The second question sparked by Songkick’s stance against the secondary ticketing market is this, though: shouldn’t the company stop promoting those platforms on its own service? Historically, when searching for individual gigs on Songkick’s website, links to secondary sites like Viagogo were shown underneath primary sources.
However, when Music Ally checked this morning, we were unable to find any of those secondary links, which could be a sign that they have been removed permanently. We have reached out to Songkick today for a comment on that, and will update this story with its response.
It’s clear Songkick has grand plans, although the scale of its business – thus far, it’s been too small to publish detailed financial results through Companies House in the UK – and how close it is to profitability remain unknown.

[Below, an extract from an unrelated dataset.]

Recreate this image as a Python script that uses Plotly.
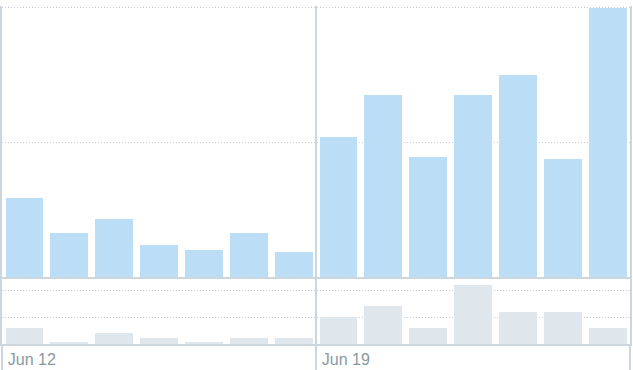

There’s also the question of Songkick’s eventual exit, given that trio of big VC backers. Does it eventually get bought by a Spotify or an Apple as the ticketing element of the “full stack music” vision that Hogarth set out in an opinion piece earlier this year? Or by one of the bigger beasts of the live/ticketing industry?
One of those two endgames seems more likely than an IPO, but for now the company will continue building its technology, striking deals on an artist-by-artist basis, and talking up its independence, while deepening its relationships with services like Spotify.
“There is a pretty broad ecosystem of places where artists interact with their fans,” said Hogarth, listing streaming services, social networks and messaging apps as the key platforms – perhaps a hint that Songkick plans to do more with the latter category in 2016, incidentally.
“There’s a lot of big platforms out there with hundreds of millions of fans. We think the ecosystem is large enough that an independent, neutral player can exist to help artists tie them all together, and integrate tickets with their recorded-music experience across all of those places.”